__GIVEN PROBLEM__
Repeat only the lines running from the beginning of the material through the line that contains "ax = fig.add_axes([50".

****

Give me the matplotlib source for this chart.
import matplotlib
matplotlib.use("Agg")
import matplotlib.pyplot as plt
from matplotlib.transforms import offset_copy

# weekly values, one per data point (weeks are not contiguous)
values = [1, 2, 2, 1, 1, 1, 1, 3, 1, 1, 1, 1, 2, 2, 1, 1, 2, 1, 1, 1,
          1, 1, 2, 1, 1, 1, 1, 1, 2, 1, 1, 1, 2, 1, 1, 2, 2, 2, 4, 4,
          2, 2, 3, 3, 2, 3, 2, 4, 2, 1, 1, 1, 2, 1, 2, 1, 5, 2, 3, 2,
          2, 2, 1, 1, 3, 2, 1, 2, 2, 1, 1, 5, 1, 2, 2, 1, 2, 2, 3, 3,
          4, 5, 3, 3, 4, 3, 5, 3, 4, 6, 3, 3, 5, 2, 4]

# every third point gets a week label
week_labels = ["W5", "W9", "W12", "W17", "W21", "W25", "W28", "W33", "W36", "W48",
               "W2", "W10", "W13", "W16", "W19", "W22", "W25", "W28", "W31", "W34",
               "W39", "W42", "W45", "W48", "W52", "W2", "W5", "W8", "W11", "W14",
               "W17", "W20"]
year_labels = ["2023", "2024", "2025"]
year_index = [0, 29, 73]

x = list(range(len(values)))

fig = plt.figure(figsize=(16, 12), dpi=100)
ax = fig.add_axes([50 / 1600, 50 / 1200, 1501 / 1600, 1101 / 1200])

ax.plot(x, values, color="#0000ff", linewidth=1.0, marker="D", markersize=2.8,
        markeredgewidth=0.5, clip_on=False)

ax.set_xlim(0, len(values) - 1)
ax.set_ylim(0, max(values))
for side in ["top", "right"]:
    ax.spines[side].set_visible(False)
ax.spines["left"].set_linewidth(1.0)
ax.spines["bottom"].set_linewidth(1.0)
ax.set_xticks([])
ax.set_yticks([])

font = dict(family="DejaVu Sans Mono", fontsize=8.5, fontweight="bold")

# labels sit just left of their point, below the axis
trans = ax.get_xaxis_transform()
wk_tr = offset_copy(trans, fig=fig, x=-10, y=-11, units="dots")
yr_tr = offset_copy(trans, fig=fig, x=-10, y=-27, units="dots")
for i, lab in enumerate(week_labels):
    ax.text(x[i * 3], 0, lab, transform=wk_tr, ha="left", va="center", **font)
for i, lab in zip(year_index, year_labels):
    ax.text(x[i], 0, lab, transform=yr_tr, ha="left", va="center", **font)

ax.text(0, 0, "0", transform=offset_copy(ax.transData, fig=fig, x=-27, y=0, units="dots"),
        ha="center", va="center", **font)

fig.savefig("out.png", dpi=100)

****

__SOLUTION TO THIS PROBLEM__
Give me the matplotlib source for this chart.
import matplotlib
matplotlib.use("Agg")
import matplotlib.pyplot as plt
from matplotlib.transforms import offset_copy

# weekly values, one per data point (weeks are not contiguous)
values = [1, 2, 2, 1, 1, 1, 1, 3, 1, 1, 1, 1, 2, 2, 1, 1, 2, 1, 1, 1,
          1, 1, 2, 1, 1, 1, 1, 1, 2, 1, 1, 1, 2, 1, 1, 2, 2, 2, 4, 4,
          2, 2, 3, 3, 2, 3, 2, 4, 2, 1, 1, 1, 2, 1, 2, 1, 5, 2, 3, 2,
          2, 2, 1, 1, 3, 2, 1, 2, 2, 1, 1, 5, 1, 2, 2, 1, 2, 2, 3, 3,
          4, 5, 3, 3, 4, 3, 5, 3, 4, 6, 3, 3, 5, 2, 4]

# every third point gets a week label
week_labels = ["W5", "W9", "W12", "W17", "W21", "W25", "W28", "W33", "W36", "W48",
               "W2", "W10", "W13", "W16", "W19", "W22", "W25", "W28", "W31", "W34",
               "W39", "W42", "W45", "W48", "W52", "W2", "W5", "W8", "W11", "W14",
               "W17", "W20"]
year_labels = ["2023", "2024", "2025"]
year_index = [0, 29, 73]

x = list(range(len(values)))

fig = plt.figure(figsize=(16, 12), dpi=100)
ax = fig.add_axes([50 / 1600, 50 / 1200, 1501 / 1600, 1101 / 1200])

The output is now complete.